[Code that draws figures]
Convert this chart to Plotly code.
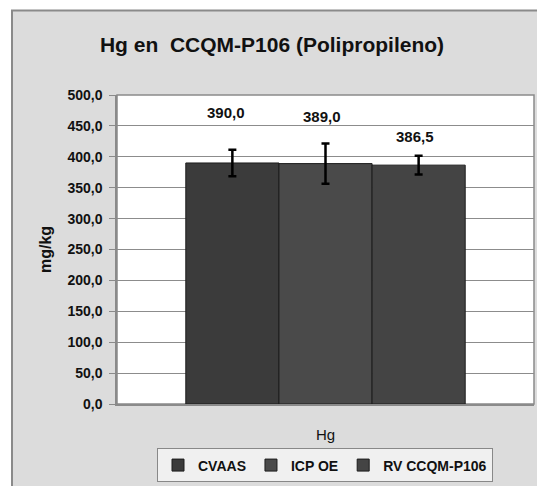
import plotly.graph_objects as go

# Data
category = ["Hg"]
methods = ["CVAAS", "ICP OE", "RV CCQM-P106"]
values = [390.0, 389.0, 386.5]
uncert = [21.5, 32.5, 15.0]
y_ticks = [0, 50, 100, 150, 200, 250, 300, 350, 400, 450, 500]

# Styles
bar_colors = ["#3b3b3b", "#4a4a4a", "#444444"]
label_lift_px = [50, 47, 29]
label_dx_px = [-6, -4, -4]

W, H = 537, 486
ML, MR, MT, MB = 117, 3, 95, 80
BARGAP = 0.33
FONT = "Liberation Sans, Arial, sans-serif"
INK = "#111111"

fig = go.Figure()
for name, v, e, c in zip(methods, values, uncert, bar_colors):
    fig.add_trace(go.Bar(
        name=name, x=category, y=[v],
        marker=dict(color=c, line=dict(color="#1c1c1c", width=1)),
        error_y=dict(type="data", array=[e], color="#000000",
                     thickness=2.5, width=4),
    ))

# value labels above each bar
n = len(methods)
bw = (1 - BARGAP) / n
ann = []
for i, v in enumerate(values):
    ann.append(dict(
        x=(i - (n - 1) / 2) * bw, y=v, xref="x", yref="y",
        text="<b>" + f"{v:.1f}".replace(".", ",") + "</b>",
        showarrow=False, yshift=label_lift_px[i], xshift=label_dx_px[i],
        font=dict(family=FONT, size=15, color=INK),
    ))

pw = W - ML - MR
ph = H - MT - MB
def px_x(p):
    return (p - ML) / pw
def px_y(p):
    return (H - MB - p) / ph

shapes = [
    # chart area
    dict(type="rect", xref="paper", yref="paper",
         x0=px_x(12), x1=px_x(W + 5), y0=px_y(H + 5), y1=px_y(10),
         fillcolor="#dcdcdc", line=dict(color="#8a8a8a", width=2), layer="below"),
    # plot area
    dict(type="rect", xref="paper", yref="paper", x0=0, x1=1, y0=0, y1=1,
         fillcolor="#ffffff", line=dict(color="#8a8a8a", width=1.5), layer="below"),
]

fig.update_layout(
    width=W, height=H,
    margin=dict(l=ML, r=MR, t=MT, b=MB),
    paper_bgcolor="#ffffff", plot_bgcolor="rgba(0,0,0,0)",
    separators=",.",
    barmode="group", bargap=BARGAP, bargroupgap=0,
    font=dict(family=FONT, color=INK),
    title=dict(text="<b>Hg en  CCQM-P106 (Polipropileno)</b>",
               x=272 / W, xanchor="center", xref="container",
               y=1 - 45 / H, yanchor="middle", yref="container",
               font=dict(family=FONT, size=21, color=INK)),
    xaxis=dict(showgrid=False, ticks="", ticklabelstandoff=16,
               tickfont=dict(family=FONT, size=15, color=INK),
               showline=True, linecolor="#8a8a8a", linewidth=1.5),
    yaxis=dict(range=[0, 500], tickvals=y_ticks, tickformat=".1f",
               showgrid=True, gridcolor="#8c8c8c", gridwidth=1,
               ticks="outside", ticklen=6, tickcolor="#8a8a8a",
               ticklabelstandoff=4,
               tickfont=dict(family=FONT, size=14, color=INK, weight="bold"),
               showline=True, linecolor="#8a8a8a", linewidth=1.5,
               zeroline=False,
               title=dict(text="<b>mg/kg</b>", standoff=12,
                          font=dict(family=FONT, size=16, color=INK))),
    legend=dict(orientation="h", x=px_x(325), xanchor="center",
                y=px_y(485), yanchor="bottom",
                bgcolor="#f0f0f0", bordercolor="#888888", borderwidth=1,
                font=dict(family=FONT, size=14, color=INK, weight="bold"),
                itemwidth=30, tracegroupgap=0, traceorder="normal"),
    shapes=shapes,
    annotations=ann,
)

fig.write_html("out.html")
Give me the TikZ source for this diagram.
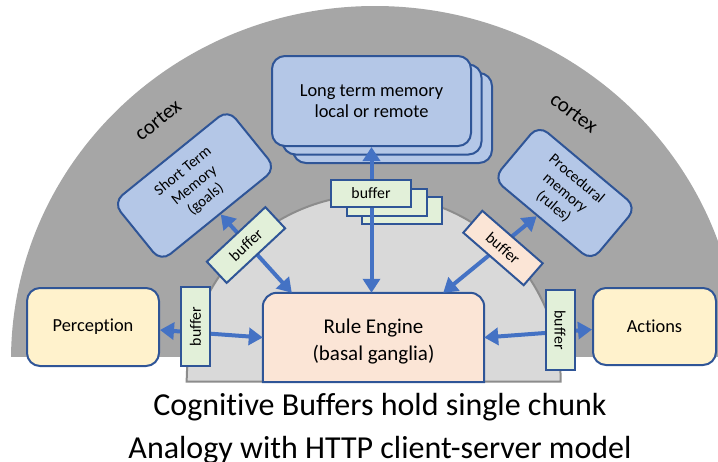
\documentclass[tikz,border=0pt]{standalone}
\usepackage{fontspec}
\setmainfont{Carlito}[Ligatures=NoCommon]
\usetikzlibrary{arrows.meta,calc}
\definecolor{cortexgray}{HTML}{A6A6A6}
\definecolor{basalgray}{HTML}{D9D9D9}
\definecolor{basalline}{HTML}{8C8C8C}
\definecolor{boxblue}{HTML}{B4C7E7}
\definecolor{edgeblue}{HTML}{2F5597}
\definecolor{boxyellow}{HTML}{FFF2CC}
\definecolor{boxpeach}{HTML}{FBE5D6}
\definecolor{boxgreen}{HTML}{E2F0D9}
\definecolor{arrowblue}{HTML}{4472C4}
\begin{document}
\begin{tikzpicture}[x=1pt,y=-1pt,
  box/.style={draw=edgeblue, line width=2pt, rounded corners=13pt, align=center, inner sep=0pt, text=black},
  membox/.style={box, fill=boxblue},
  midfont/.style={font=\fontsize{18.4}{21.5}\selectfont},
  smallfont/.style={font=\fontsize{15.3}{18}\selectfont},
  bufbox/.style={draw=edgeblue, line width=2pt, fill=boxgreen, inner sep=0pt, minimum width=80pt, minimum height=29pt, font=\fontsize{15.8}{18}\selectfont},
  conn/.style={draw=arrowblue, line width=4pt, >={Triangle[length=14pt,width=17pt]}, <->},
  ]
\useasboundingbox (0,0) rectangle (718,461);
% cortex
\begin{scope}
  \clip (0,0) rectangle (718,356);
  \fill[cortexgray] (375,360) ellipse [x radius=364pt, y radius=354pt];
\end{scope}
% basal ganglia
\draw[fill=basalgray, draw=basalline, line width=2pt] (560.7,381.7) arc[start angle=0, end angle=180, radius=187pt] -- cycle;

% long term memory stack
\node (ltmC) [membox, minimum width=199pt, minimum height=90pt] at (392.5,118) {};
\node (ltmB) [membox, minimum width=199pt, minimum height=90pt] at (382,109.5) {};
\node (ltm)  [membox, midfont, minimum width=199pt, minimum height=90pt] at (371.5,101) {Long term memory\\local or remote};

% short term and procedural memory
\node (stm) [membox, smallfont, rounded corners=12pt, minimum width=148pt, minimum height=76pt, rotate=39] at (194.5,185.5) {Short Term\\Memory\\(goals)};
\node (proc) [membox, smallfont, rounded corners=12pt, minimum width=128pt, minimum height=70pt, rotate=-40] at (565,193) {Procedural\\memory\\(rules)};

% perception and actions
\node (perc) [box, fill=boxyellow, midfont, minimum width=132pt, minimum height=78pt] at (93,327) {Perception};
\node (act)  [box, fill=boxyellow, midfont, minimum width=123pt, minimum height=77pt] at (654.5,326.5) {Actions};

% rule engine
\node (rule) [inner sep=0pt, minimum width=221pt, minimum height=89pt] at (373.5,337.5) {};
\draw[draw=edgeblue, line width=2pt, fill=boxpeach]
  (rule.south west) -- ([yshift=-14pt]rule.north west)
  arc[start angle=180, end angle=90, radius=14pt]
  -- ([xshift=-14pt]rule.north east)
  arc[start angle=90, end angle=0, radius=14pt]
  -- (rule.south east) -- cycle;
\node (ruletext) [align=center, inner sep=0pt, font=\fontsize{21}{27}\selectfont] at ([yshift=-4pt]rule.center) {Rule Engine\\(basal ganglia)};

% back buffers of the stack
\node (bufltmC) [bufbox, minimum height=27pt] at (402,210.5) {};
\node (bufltmB) [bufbox, minimum height=27pt] at (386.5,202) {};

% connectors
\draw[conn] (ltm.south) -- (ltm.south |- rule.north);
\draw[conn] (stm) -- ($(rule.north west)+(29,0)$);
\draw[conn] (proc) -- ($(rule.north east)+(-41,0)$);
\draw[conn] ([yshift=-3pt]perc.east) -- (rule.west);
\draw[conn] (rule.east) -- ([yshift=-3pt]act.west);

% buffers
\node (bufltm) [bufbox, minimum height=27pt] at (371,193.5) {buffer};
\node (bufstm) [bufbox, rotate=43] at (246,245) {buffer};
\node (bufproc) [bufbox, fill=boxpeach, rotate=-41] at (503,248) {buffer};
\node (bufperc) [bufbox, minimum width=79pt, rotate=90] at (195.5,326.5) {buffer};
\node (bufact) [bufbox, minimum width=80pt, rotate=-90] at (560,330) {buffer};

% labels
\node (cortexL) [rotate=39, inner sep=0pt, font=\fontsize{21}{25}\selectfont] at (158,120) {cortex};
\node (cortexR) [rotate=-37, inner sep=0pt, font=\fontsize{21}{25}\selectfont] at (574,113) {cortex};
\node (cap1) [anchor=base, inner sep=0pt, font=\fontsize{32}{38}\selectfont] at (380,415) {Cognitive Buffers hold single chunk};
\node (cap2) [anchor=base, inner sep=0pt, font=\fontsize{32}{38}\selectfont] at (380,458) {Analogy with HTTP client-server model};
\end{tikzpicture}
\end{document}
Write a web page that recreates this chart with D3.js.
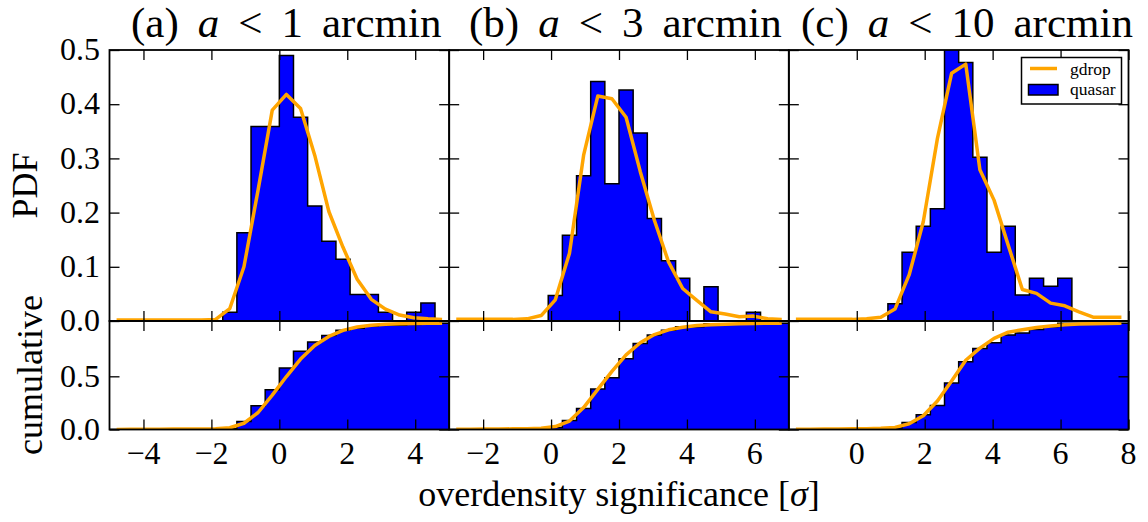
<!DOCTYPE html>
<html>
<head>
<meta charset="utf-8">
<script src="https://cdn.jsdelivr.net/npm/d3@7"></script>
</head>
<body style="margin:0;background:#fff">
<svg id="fig" width="1148" height="522"></svg>
<script>
// ---- data: density histograms on 24 equal bins spanning each panel's x range ----
const binCount = 24;
const panelLetters = ["(a)", "(b)", "(c)"];
const radiusLimits = ["1", "3", "10"];
const xDomains = [[-5, 5], [-3, 7], [-2, 8]];
const xTickValues = [[-4, -2, 0, 2, 4], [-2, 0, 2, 4, 6], [0, 2, 4, 6, 8]];
const pdfTickValues = [0, 0.1, 0.2, 0.3, 0.4, 0.5];
const cumTickValues = [0, 0.5];

// quasar fields (filled histogram)
const quasarA = [0, 0, 0, 0, 0, 0, 0, 0, 0.016, 0.163, 0.359, 0.359, 0.490, 0.376, 0.212, 0.147, 0.114, 0.049, 0.049, 0.016, 0, 0.016, 0.033, 0];
const quasarB = [0, 0, 0, 0, 0, 0, 0, 0.047, 0.158, 0.268, 0.442, 0.253, 0.426, 0.347, 0.189, 0.111, 0.079, 0, 0.063, 0, 0, 0.016, 0, 0];
const quasarC = [0, 0, 0, 0, 0, 0, 0, 0.032, 0.127, 0.175, 0.207, 0.509, 0.477, 0.302, 0.127, 0.175, 0.048, 0.079, 0.064, 0.079, 0, 0, 0, 0];

// g-dropout reference distribution (line through bin centres)
const gdropA = [0.002, 0.002, 0.002, 0.002, 0.002, 0.002, 0.002, 0.003, 0.023, 0.100, 0.242, 0.389, 0.418, 0.392, 0.306, 0.202, 0.136, 0.077, 0.040, 0.022, 0.011, 0.006, 0.004, 0.003];
const gdropB = [0.003, 0.003, 0.003, 0.003, 0.003, 0.004, 0.010, 0.039, 0.125, 0.306, 0.415, 0.410, 0.376, 0.276, 0.186, 0.109, 0.060, 0.038, 0.017, 0.013, 0.008, 0.009, 0.004, 0.003];
const gdropC = [0.003, 0.003, 0.003, 0.003, 0.003, 0.004, 0.007, 0.022, 0.085, 0.183, 0.337, 0.457, 0.474, 0.279, 0.223, 0.140, 0.058, 0.051, 0.033, 0.028, 0.017, 0.007, 0.007, 0.007];

const quasarSets = [quasarA, quasarB, quasarC];
const gdropSets = [gdropA, gdropB, gdropC];

// ---- layout ----
const left = 109.5, right = 1128.5;
const panelW = (right - left) / 3;
const pdfTop = 50, split = 321, cumBottom = 429.5;
const titleStarts = [131, 469, 801];
const titleGap = 19;
const BLUE = "#0000ff", ORANGE = "#ffa500";
const FONT = "'Liberation Serif'";
const tickFont = 32;

const svg = d3.select("#fig");
const defs = svg.append("defs");
const labelLayer = svg.append("g").attr("class", "labels");

function label(sel, size) {
  return sel.style("font-family", FONT).attr("font-size", size).attr("fill", "#000");
}

function cumulative(vals) {
  const total = d3.sum(vals);
  let run = 0;
  return vals.map(v => (run += v) / total);
}

function stepData(edges, vals) {
  const pts = vals.map((v, k) => ({ x: edges[k], y: v }));
  pts.push({ x: edges[edges.length - 1], y: vals[vals.length - 1] });
  return pts;
}

// tick marks only; the numbers are set separately in the serif face
function styleAxis(g) {
  g.select(".domain").remove();
  g.selectAll(".tick text").remove();
  g.selectAll(".tick line").attr("stroke", "#000").attr("stroke-width", 1.3);
}

const fmtY = d3.format(".1f");
const fmtX = d3.format("d");

function yTickLabels(scale, values, xPos) {
  values.forEach(v => {
    label(svg.append("text"), tickFont)
      .attr("x", xPos).attr("y", scale(v) + 0.32 * tickFont)
      .attr("text-anchor", "end").text(fmtY(v));
  });
}

for (let i = 0; i < 3; i++) {
  const x0 = left + i * panelW, x1 = left + (i + 1) * panelW;
  const [d0, d1] = xDomains[i];
  const x = d3.scaleLinear().domain(xDomains[i]).range([x0, x1]);
  const yPdf = d3.scaleLinear().domain([0, 0.5]).range([split, pdfTop]);
  const yCum = d3.scaleLinear().domain([0, 1.02]).range([cumBottom, split]);

  const binW = (d1 - d0) / binCount;
  const edges = d3.range(binCount + 1).map(k => d0 + k * binW);
  const centers = d3.range(binCount).map(k => d0 + (k + 0.5) * binW);

  const q = quasarSets[i], g = gdropSets[i];
  const qCum = cumulative(q), gCum = cumulative(g);

  const clipTop = "clipTop" + i, clipBot = "clipBot" + i;
  defs.append("clipPath").attr("id", clipTop).append("rect")
    .attr("x", x0).attr("y", pdfTop).attr("width", x1 - x0).attr("height", split - pdfTop);
  defs.append("clipPath").attr("id", clipBot).append("rect")
    .attr("x", x0).attr("y", split).attr("width", x1 - x0).attr("height", cumBottom - split);

  // --- PDF panel ---
  const top = svg.append("g").attr("clip-path", `url(#${clipTop})`);
  const areaPdf = d3.area().curve(d3.curveStepAfter)
    .x(d => x(d.x)).y0(yPdf(0)).y1(d => yPdf(d.y));
  const linePdf = d3.line().curve(d3.curveStepAfter)
    .x(d => x(d.x)).y(d => yPdf(d.y));
  const qSteps = stepData(edges, q);
  top.append("path").attr("d", areaPdf(qSteps)).attr("fill", BLUE);
  top.append("path").attr("d", linePdf(qSteps)).attr("fill", "none")
    .attr("stroke", "#000").attr("stroke-width", 1.5);
  top.append("path")
    .attr("d", d3.line().x((d, k) => x(centers[k])).y(d => yPdf(d))(g))
    .attr("fill", "none").attr("stroke", ORANGE).attr("stroke-width", 3.5)
    .attr("stroke-linejoin", "round");

  // --- cumulative panel ---
  const bot = svg.append("g").attr("clip-path", `url(#${clipBot})`);
  const areaCum = d3.area().curve(d3.curveStepAfter)
    .x(d => x(d.x)).y0(yCum(0)).y1(d => yCum(d.y));
  const lineCum = d3.line().curve(d3.curveStepAfter)
    .x(d => x(d.x)).y(d => yCum(d.y));
  const cSteps = stepData(edges, qCum);
  bot.append("path").attr("d", areaCum(cSteps)).attr("fill", BLUE);
  bot.append("path").attr("d", lineCum(cSteps)).attr("fill", "none")
    .attr("stroke", "#000").attr("stroke-width", 1.5);
  bot.append("path")
    .attr("d", d3.line().x((d, k) => x(centers[k])).y(d => yCum(d))(gCum))
    .attr("fill", "none").attr("stroke", ORANGE).attr("stroke-width", 3.5)
    .attr("stroke-linejoin", "round");

  // --- tick marks (inward on all four sides) ---
  svg.append("g").attr("transform", `translate(0,${split})`)
    .call(d3.axisBottom(x).tickValues(xTickValues[i]).tickSize(-10)).call(styleAxis);
  svg.append("g").attr("transform", `translate(0,${pdfTop})`)
    .call(d3.axisTop(x).tickValues(xTickValues[i]).tickSize(-10)).call(styleAxis);
  svg.append("g").attr("transform", `translate(${x0},0)`)
    .call(d3.axisLeft(yPdf).tickValues(pdfTickValues).tickSize(-10)).call(styleAxis);
  svg.append("g").attr("transform", `translate(${x1},0)`)
    .call(d3.axisRight(yPdf).tickValues(pdfTickValues).tickSize(-10)).call(styleAxis);
  svg.append("g").attr("transform", `translate(0,${cumBottom})`)
    .call(d3.axisBottom(x).tickValues(xTickValues[i]).tickSize(-10)).call(styleAxis);
  svg.append("g").attr("transform", `translate(0,${split})`)
    .call(d3.axisTop(x).tickValues(xTickValues[i]).tickSize(-10)).call(styleAxis);
  svg.append("g").attr("transform", `translate(${x0},0)`)
    .call(d3.axisLeft(yCum).tickValues(cumTickValues).tickSize(-10)).call(styleAxis);
  svg.append("g").attr("transform", `translate(${x1},0)`)
    .call(d3.axisRight(yCum).tickValues(cumTickValues).tickSize(-10)).call(styleAxis);

  // tick numbers
  xTickValues[i].forEach(v => {
    label(svg.append("text"), tickFont)
      .attr("x", x(v)).attr("y", cumBottom + 12 + 0.71 * tickFont)
      .attr("text-anchor", "middle").text(fmtX(v));
  });
  if (i === 0) {
    yTickLabels(yPdf, pdfTickValues, x0 - 9.5);
    yTickLabels(yCum, cumTickValues, x0 - 9.5);
  }

  // frames
  svg.append("rect").attr("x", x0).attr("y", pdfTop).attr("width", x1 - x0)
    .attr("height", split - pdfTop).attr("fill", "none").attr("stroke", "#000").attr("stroke-width", 1.8);
  svg.append("rect").attr("x", x0).attr("y", split).attr("width", x1 - x0)
    .attr("height", cumBottom - split).attr("fill", "none").attr("stroke", "#000").attr("stroke-width", 1.8);

  // panel title, set piece by piece with math-style spacing
  const pieces = [
    { s: panelLetters[i], it: false },
    { s: "a", it: true },
    { s: "<", it: false },
    { s: radiusLimits[i], it: false },
    { s: "arcmin", it: false }
  ];
  let cx = titleStarts[i];
  pieces.forEach(p => {
    const t = label(svg.append("text"), 43).attr("x", cx).attr("y", 37).text(p.s);
    if (p.it) t.style("font-style", "italic");
    cx += t.node().getComputedTextLength() + titleGap;
  });
}

// axis titles
label(svg.append("text"), 36).attr("transform", "translate(37,185.5) rotate(-90)")
  .attr("text-anchor", "middle").text("PDF");
label(svg.append("text"), 36).attr("transform", "translate(42,375) rotate(-90)")
  .attr("text-anchor", "middle").text("cumulative");
const xl = label(svg.append("text"), 36).attr("x", (left + right) / 2).attr("y", 506)
  .attr("text-anchor", "middle");
xl.append("tspan").text("overdensity significance [");
xl.append("tspan").style("font-style", "italic").text("σ");
xl.append("tspan").text("]");

// legend
const lg = svg.append("g");
lg.append("rect").attr("x", 1021.5).attr("y", 57.5).attr("width", 100).attr("height", 46.5)
  .attr("fill", "#fff").attr("stroke", "#000").attr("stroke-width", 1.5);
lg.append("line").attr("x1", 1030).attr("x2", 1057).attr("y1", 68.5).attr("y2", 68.5)
  .attr("stroke", ORANGE).attr("stroke-width", 3.5);
lg.append("rect").attr("x", 1028.5).attr("y", 84.5).attr("width", 29.5).attr("height", 10.5)
  .attr("fill", BLUE).attr("stroke", "#000").attr("stroke-width", 1.5);
label(lg.append("text"), 17.5).attr("x", 1070).attr("y", 75).text("gdrop");
label(lg.append("text"), 17.5).attr("x", 1070).attr("y", 94.5).text("quasar");
</script>
</body>
</html>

| Directions for this task |
Only the lines from the one holding "Write a web" to the one holding "0.079, 0, 0, 0, 0];" should be returned, both included and exactly as written, with no pictures.

| Output |
Write a web page that recreates this chart with D3.js.
<!DOCTYPE html>
<html>
<head>
<meta charset="utf-8">
<script src="https://cdn.jsdelivr.net/npm/d3@7"></script>
</head>
<body style="margin:0;background:#fff">
<svg id="fig" width="1148" height="522"></svg>
<script>
// ---- data: density histograms on 24 equal bins spanning each panel's x range ----
const binCount = 24;
const panelLetters = ["(a)", "(b)", "(c)"];
const radiusLimits = ["1", "3", "10"];
const xDomains = [[-5, 5], [-3, 7], [-2, 8]];
const xTickValues = [[-4, -2, 0, 2, 4], [-2, 0, 2, 4, 6], [0, 2, 4, 6, 8]];
const pdfTickValues = [0, 0.1, 0.2, 0.3, 0.4, 0.5];
const cumTickValues = [0, 0.5];

// quasar fields (filled histogram)
const quasarA = [0, 0, 0, 0, 0, 0, 0, 0, 0.016, 0.163, 0.359, 0.359, 0.490, 0.376, 0.212, 0.147, 0.114, 0.049, 0.049, 0.016, 0, 0.016, 0.033, 0];
const quasarB = [0, 0, 0, 0, 0, 0, 0, 0.047, 0.158, 0.268, 0.442, 0.253, 0.426, 0.347, 0.189, 0.111, 0.079, 0, 0.063, 0, 0, 0.016, 0, 0];
const quasarC = [0, 0, 0, 0, 0, 0, 0, 0.032, 0.127, 0.175, 0.207, 0.509, 0.477, 0.302, 0.127, 0.175, 0.048, 0.079, 0.064, 0.079, 0, 0, 0, 0];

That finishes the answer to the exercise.